Wherever a line holds the string "this", copy that line.

::: Data provided :::

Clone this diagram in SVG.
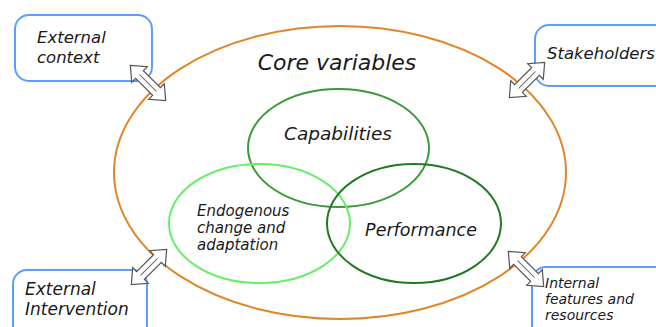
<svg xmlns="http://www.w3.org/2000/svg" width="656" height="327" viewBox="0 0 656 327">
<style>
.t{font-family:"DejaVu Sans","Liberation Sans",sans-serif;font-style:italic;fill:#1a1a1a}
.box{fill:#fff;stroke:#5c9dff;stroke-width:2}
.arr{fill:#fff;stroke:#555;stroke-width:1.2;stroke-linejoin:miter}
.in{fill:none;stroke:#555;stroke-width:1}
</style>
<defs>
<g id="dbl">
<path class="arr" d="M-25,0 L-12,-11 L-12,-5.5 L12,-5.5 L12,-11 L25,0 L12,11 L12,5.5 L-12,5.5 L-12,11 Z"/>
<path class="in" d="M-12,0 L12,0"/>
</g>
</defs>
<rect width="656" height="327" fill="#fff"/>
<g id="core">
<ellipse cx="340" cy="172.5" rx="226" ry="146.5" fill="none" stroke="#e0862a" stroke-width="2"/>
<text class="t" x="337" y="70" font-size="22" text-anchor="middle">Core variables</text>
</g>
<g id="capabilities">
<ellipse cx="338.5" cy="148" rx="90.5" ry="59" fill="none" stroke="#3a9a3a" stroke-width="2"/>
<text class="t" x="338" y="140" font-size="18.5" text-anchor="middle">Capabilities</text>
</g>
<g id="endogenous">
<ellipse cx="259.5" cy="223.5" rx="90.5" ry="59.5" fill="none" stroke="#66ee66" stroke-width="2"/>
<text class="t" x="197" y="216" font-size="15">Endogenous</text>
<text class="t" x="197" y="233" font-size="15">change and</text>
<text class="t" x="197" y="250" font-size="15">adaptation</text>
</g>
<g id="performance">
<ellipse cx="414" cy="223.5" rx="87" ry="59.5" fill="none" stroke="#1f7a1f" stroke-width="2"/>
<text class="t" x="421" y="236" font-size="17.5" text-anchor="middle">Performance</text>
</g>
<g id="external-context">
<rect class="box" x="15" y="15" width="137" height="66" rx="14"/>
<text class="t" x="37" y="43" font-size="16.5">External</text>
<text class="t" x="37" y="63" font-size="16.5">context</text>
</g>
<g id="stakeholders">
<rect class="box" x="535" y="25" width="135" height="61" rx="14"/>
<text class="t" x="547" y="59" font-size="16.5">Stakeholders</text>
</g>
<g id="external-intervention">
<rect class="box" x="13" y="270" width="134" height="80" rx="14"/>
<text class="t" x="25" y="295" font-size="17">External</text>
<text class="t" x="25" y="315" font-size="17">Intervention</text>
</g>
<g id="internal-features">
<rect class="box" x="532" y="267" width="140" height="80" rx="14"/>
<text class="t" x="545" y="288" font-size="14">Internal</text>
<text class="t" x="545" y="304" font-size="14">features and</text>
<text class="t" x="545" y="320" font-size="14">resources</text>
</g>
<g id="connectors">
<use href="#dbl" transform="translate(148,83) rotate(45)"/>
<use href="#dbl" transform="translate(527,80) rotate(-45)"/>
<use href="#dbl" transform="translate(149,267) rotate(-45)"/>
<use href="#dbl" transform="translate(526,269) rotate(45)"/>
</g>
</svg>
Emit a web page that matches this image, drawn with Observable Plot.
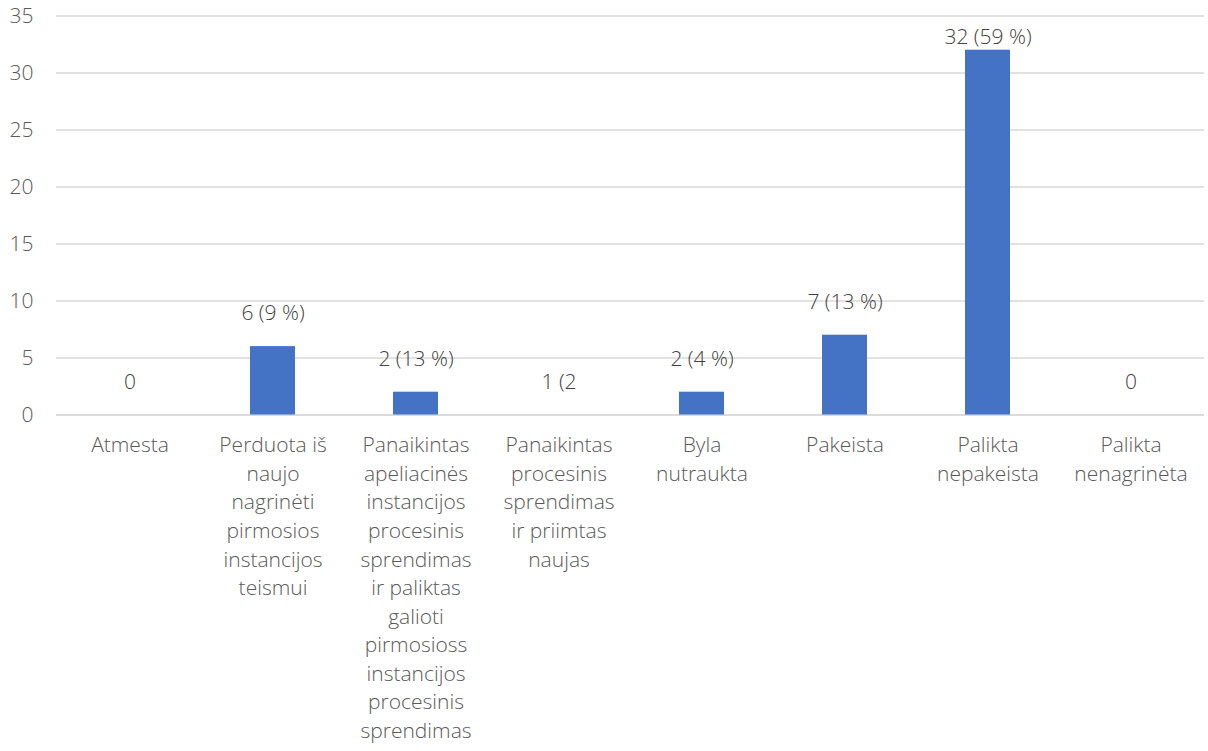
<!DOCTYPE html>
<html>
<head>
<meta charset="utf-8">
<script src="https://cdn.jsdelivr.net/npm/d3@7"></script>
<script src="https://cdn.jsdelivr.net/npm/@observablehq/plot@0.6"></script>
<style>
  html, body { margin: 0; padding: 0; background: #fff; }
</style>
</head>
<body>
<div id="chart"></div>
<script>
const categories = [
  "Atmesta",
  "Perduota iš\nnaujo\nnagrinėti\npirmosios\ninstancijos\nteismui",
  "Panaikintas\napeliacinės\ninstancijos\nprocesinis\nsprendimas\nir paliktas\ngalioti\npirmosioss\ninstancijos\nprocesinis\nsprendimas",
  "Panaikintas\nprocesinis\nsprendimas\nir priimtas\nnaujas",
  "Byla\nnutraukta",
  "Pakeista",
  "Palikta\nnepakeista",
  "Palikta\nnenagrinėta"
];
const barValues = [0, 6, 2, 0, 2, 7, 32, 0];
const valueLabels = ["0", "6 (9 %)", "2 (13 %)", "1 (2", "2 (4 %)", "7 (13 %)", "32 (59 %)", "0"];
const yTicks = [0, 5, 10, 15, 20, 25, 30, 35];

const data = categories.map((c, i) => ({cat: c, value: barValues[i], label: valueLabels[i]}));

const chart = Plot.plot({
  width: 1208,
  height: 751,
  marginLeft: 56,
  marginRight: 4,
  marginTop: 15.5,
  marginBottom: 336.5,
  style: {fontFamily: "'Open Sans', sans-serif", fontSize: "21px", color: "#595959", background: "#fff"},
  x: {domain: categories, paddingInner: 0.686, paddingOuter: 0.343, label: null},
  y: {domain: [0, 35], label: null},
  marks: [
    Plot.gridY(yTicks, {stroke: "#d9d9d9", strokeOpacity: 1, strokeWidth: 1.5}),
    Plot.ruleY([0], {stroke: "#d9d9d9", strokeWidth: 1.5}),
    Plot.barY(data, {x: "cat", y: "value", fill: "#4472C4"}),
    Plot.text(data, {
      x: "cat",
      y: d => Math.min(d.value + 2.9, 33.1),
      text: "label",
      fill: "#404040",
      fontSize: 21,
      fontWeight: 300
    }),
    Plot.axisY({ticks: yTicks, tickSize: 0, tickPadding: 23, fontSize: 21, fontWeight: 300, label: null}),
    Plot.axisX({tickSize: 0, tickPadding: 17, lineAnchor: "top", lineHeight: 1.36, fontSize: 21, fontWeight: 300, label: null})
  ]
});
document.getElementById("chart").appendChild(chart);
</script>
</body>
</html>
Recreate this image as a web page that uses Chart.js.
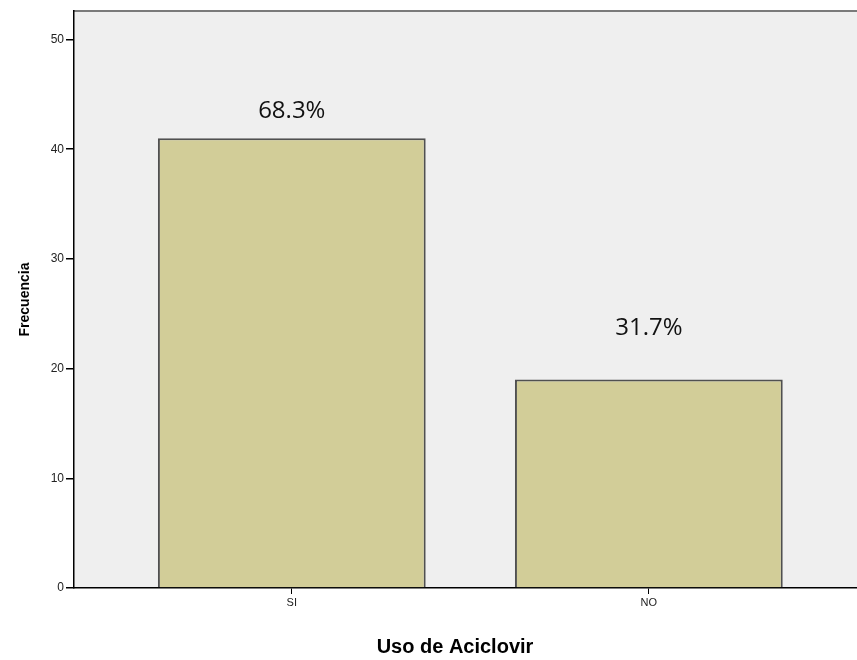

:::

→ Result below:
Clone this diagram in SVG.
Emit a web page that matches this image, drawn with Observable Plot.
Recreate this image as a web page that uses Chart.js.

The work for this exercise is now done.